Code that draws figures
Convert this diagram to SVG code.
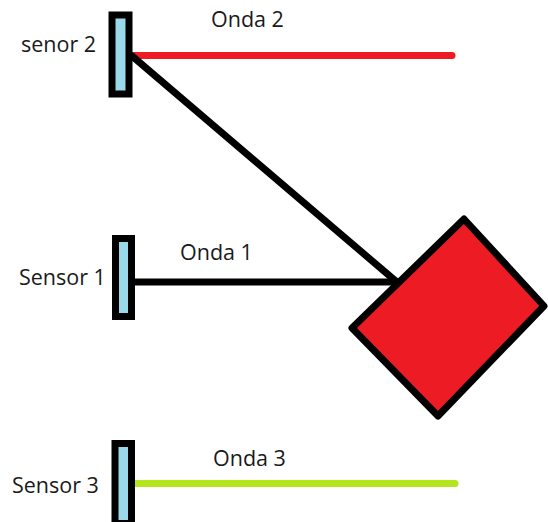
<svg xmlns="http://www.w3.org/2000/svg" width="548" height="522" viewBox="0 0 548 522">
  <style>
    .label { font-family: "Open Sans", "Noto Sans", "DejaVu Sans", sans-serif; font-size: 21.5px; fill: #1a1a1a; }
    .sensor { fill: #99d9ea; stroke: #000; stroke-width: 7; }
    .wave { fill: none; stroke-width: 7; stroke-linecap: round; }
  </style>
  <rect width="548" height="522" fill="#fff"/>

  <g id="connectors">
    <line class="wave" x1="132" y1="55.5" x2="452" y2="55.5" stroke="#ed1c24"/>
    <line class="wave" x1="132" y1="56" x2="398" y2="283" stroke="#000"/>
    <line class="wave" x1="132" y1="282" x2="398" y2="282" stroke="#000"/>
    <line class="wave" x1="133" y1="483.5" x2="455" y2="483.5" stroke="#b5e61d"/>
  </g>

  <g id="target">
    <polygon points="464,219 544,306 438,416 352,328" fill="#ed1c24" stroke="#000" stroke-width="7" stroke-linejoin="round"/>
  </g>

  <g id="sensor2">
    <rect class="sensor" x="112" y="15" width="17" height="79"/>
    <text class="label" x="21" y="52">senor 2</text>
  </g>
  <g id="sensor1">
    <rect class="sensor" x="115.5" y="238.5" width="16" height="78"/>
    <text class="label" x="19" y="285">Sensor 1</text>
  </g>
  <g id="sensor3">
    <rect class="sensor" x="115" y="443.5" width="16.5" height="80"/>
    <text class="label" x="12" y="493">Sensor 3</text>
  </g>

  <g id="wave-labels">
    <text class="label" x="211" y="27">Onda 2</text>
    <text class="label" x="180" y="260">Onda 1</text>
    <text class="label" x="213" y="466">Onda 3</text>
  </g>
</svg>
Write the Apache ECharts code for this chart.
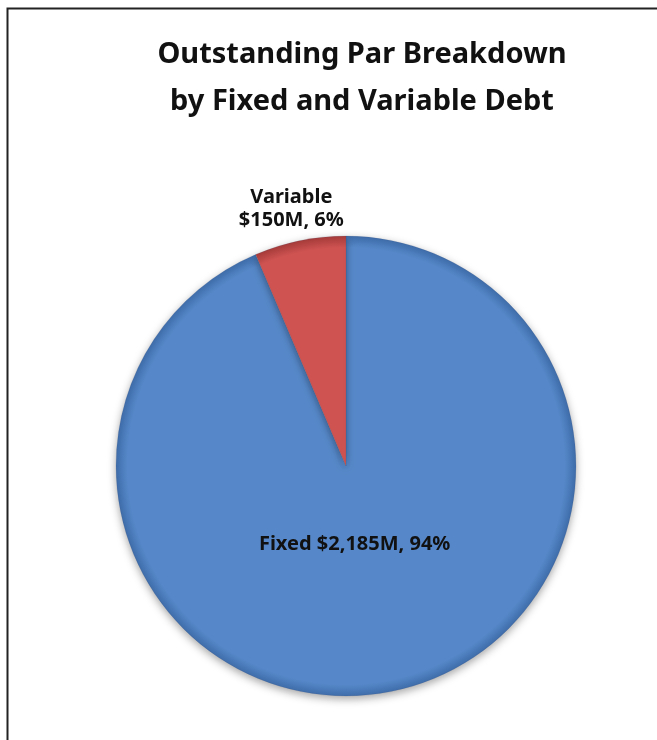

### To be done
Print out the material word for word, omitting the pictures.

### Exercise response
Convert this diagram to SVG code.
<svg xmlns="http://www.w3.org/2000/svg" width="548" height="522" viewBox="0 0 548 522">
  <style>
    .label { font-family: "Open Sans", "Noto Sans", "DejaVu Sans", sans-serif; font-size: 21.5px; fill: #1a1a1a; }
    .sensor { fill: #99d9ea; stroke: #000; stroke-width: 7; }
    .wave { fill: none; stroke-width: 7; stroke-linecap: round; }
  </style>
  <rect width="548" height="522" fill="#fff"/>

  <g id="connectors">
    <line class="wave" x1="132" y1="55.5" x2="452" y2="55.5" stroke="#ed1c24"/>
    <line class="wave" x1="132" y1="56" x2="398" y2="283" stroke="#000"/>
    <line class="wave" x1="132" y1="282" x2="398" y2="282" stroke="#000"/>
    <line class="wave" x1="133" y1="483.5" x2="455" y2="483.5" stroke="#b5e61d"/>
  </g>

  <g id="target">
    <polygon points="464,219 544,306 438,416 352,328" fill="#ed1c24" stroke="#000" stroke-width="7" stroke-linejoin="round"/>
  </g>

  <g id="sensor2">
    <rect class="sensor" x="112" y="15" width="17" height="79"/>
    <text class="label" x="21" y="52">senor 2</text>
  </g>
  <g id="sensor1">
    <rect class="sensor" x="115.5" y="238.5" width="16" height="78"/>
    <text class="label" x="19" y="285">Sensor 1</text>
  </g>
  <g id="sensor3">
    <rect class="sensor" x="115" y="443.5" width="16.5" height="80"/>
    <text class="label" x="12" y="493">Sensor 3</text>
  </g>

  <g id="wave-labels">
    <text class="label" x="211" y="27">Onda 2</text>
    <text class="label" x="180" y="260">Onda 1</text>
    <text class="label" x="213" y="466">Onda 3</text>
  </g>
</svg>
Write the Apache ECharts code for this chart.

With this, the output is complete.